Berlin fashion designers ‘need more help’

While the fashion world's elite strut their stuff in Berlin Fashion Week, some who give the German capital its reputation for edgy design are struggling. One designer told Jessica Ware the fashion scene was “massively underfunded”.

Berlin fashion designers 'need more help'
Photo: Achim Hatzius

Although Ettina Berrios-Negron is showing her latest collection for her Berlin label Thone Negrón at Fashion Week, she said the event was not the main attraction for designers setting up in Berlin. Rather it is the relaxed community spirit and cheap studios which create what she described as a breeding ground for artists trying to carve out a career.

As well as her label, Berrios runs independent fashion store Konk, and despite lauding the community spirit in Berlin, has criticised the lack of funding and business support for a city abuzz with “creativity and talent.”

Berrios founded Konk with a partner in 2003 to sell their own clothes along with carefully selected pieces from other designers. The shop has since become an institution for those in the know, with customers including international stars such as Natalie Portman and Susan Sarandon popping in for a browse, Berrios said.

But Berlin’s bohemian air can have drawbacks, as setting up shop in a city many describe as “poor but sexy” means doing without the funding other countries pour into cultivating their fashion scenes. The city, with its high unemployment and fractured history simply has less money than its European counterparts.

“People are really open-minded towards fashion in Berlin. The only problem is, on the whole, they don’t have the money to spend on it,” Berrios explained.

She said the city’s wealth of design raw talent were lacking two important factors crucial for expansion; money and marketing savvy.

After all “having your own line of clothes is, in effect, running your own business,” Berrios said.

A spokesman for Project Zukunft, a government initiative which offers prize money to artists told The Local that there was “vast amounts of funding for fashion in Berlin.” Banks like the Investitionsbank Berlin, which help Berrios launch Konk, and various state programs all fund the scene, he explained.

“But if you want to do a show here, you have to fund it yourself,” said Berrios. “I know designers that can’t go to Paris fashion week, for example, because it is too expensive.” This hinders a label in establishing itself abroad and expanding business.
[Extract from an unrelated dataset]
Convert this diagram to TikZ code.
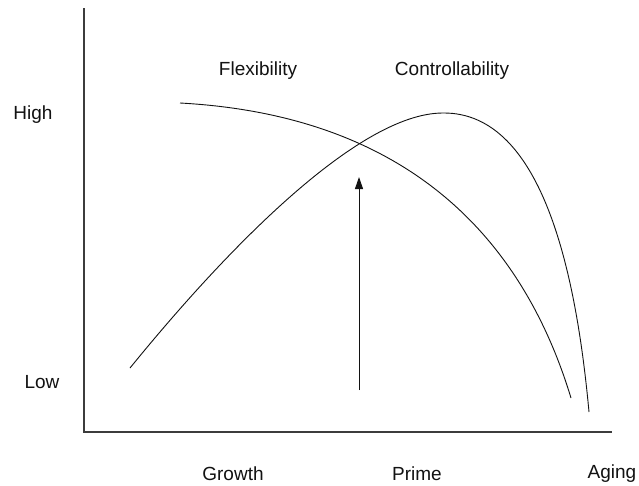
\documentclass[tikz,border=0pt]{standalone}
\usepackage{fontspec}
\setmainfont{Liberation Sans}
\usepackage{tikz}
\usepackage{xcolor}
\usetikzlibrary{arrows.meta}
\usetikzlibrary{positioning}

\begin{document}
\begin{tikzpicture}[x={1pt}, y={-1pt}, draw]
				\definecolor{WHITE}{RGB}{255, 255, 255}
				\definecolor{AXIS_GRAY}{RGB}{60, 60, 60}
				\definecolor{ALMOST_BLACK}{RGB}{18, 18, 18}
				\tikzset{
					label text/.style={font={\fontsize{19}{22}\selectfont}, color={ALMOST_BLACK!100}, inner sep=0pt},
					curve line/.style={line width={0.9pt}, color={ALMOST_BLACK!100}},
				}
				\useasboundingbox[fill={WHITE!100}] (0, 0) rectangle (639, 485);
				
				% axes
				\coordinate (axis_top) at (84, 8);
				\coordinate (axis_origin) at (84, 432);
				\coordinate (axis_right) at (612, 432);
				\draw[line width={1.2pt}, color={AXIS_GRAY!100}] (axis_top) -- (axis_origin) -- (axis_right);
				
				% level labels
				\node[label text] (high) at (33, 115) {High};
				\node[label text] (low) at (42, 382) {Low};
				
				% stage labels
				\node[label text] (growth) at (233, 474) {Growth};
				\node[label text] (prime) at (417, 474) {Prime};
				\node[label text] (aging) at (612, 474) {Aging};
				
				% curve labels
				\node[label text] (flexibility) at (258, 71) {Flexibility};
				\node[label text] (controllability) at (452, 71) {Controllability};
				
				% flexibility curve
				\coordinate (flex_start) at (180, 103);
				\coordinate (flex_end) at (571, 398);
				\draw[curve line] (flex_start) .. controls (400, 115) and (520, 230) .. (flex_end);
				
				% controllability curve
				\coordinate (ctrl_start) at (130, 368);
				\coordinate (ctrl_peak) at (443, 113);
				\coordinate (ctrl_end) at (589, 412);
				\draw[curve line] (ctrl_start) .. controls (230, 245) and (360, 113) .. (ctrl_peak)
					.. controls (545, 112) and (577, 282) .. (ctrl_end);
				
				% arrow
				\coordinate (arrow_start) at (359, 390);
				\coordinate (arrow_end) at (359, 177);
				\draw[line width={1.0pt}, color={ALMOST_BLACK!100}, -{Triangle[length=12pt, width=8pt]}] (arrow_start) -- (arrow_end);
			\end{tikzpicture}
\end{document}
In 2011, Berrios was short-listed for a “Start Your Fashion Business” (SYFB) award, a project run by Berlin’s state government to help fledgling designers break into the fashion world. First prize was €25,000, with runners-up getting €15,000. In London the first prize for a similar award from the British Fashion Council was more than €200,000, according to a report in Die Zeit.

“€15,000 enough to invest in something carefully, but in the end it just isn’t enough for someone starting out,” Berrios said.

And with young designers staring into the depths of a recession, bank loans are not as easy to obtain as they once were. “To launch a business, designers with no financial backing now have to be comfortable running the risk of a very modest lifestyle. Also, they have to do the marketing themselves, which they often don’t know how to do,” said Berrios.

As the last champagne corks are popped on 2012 Fashion Week’s closing night, it seems that many Berlin designers will be left behind scratching around for funding to help take their home-grown talent to the international runway.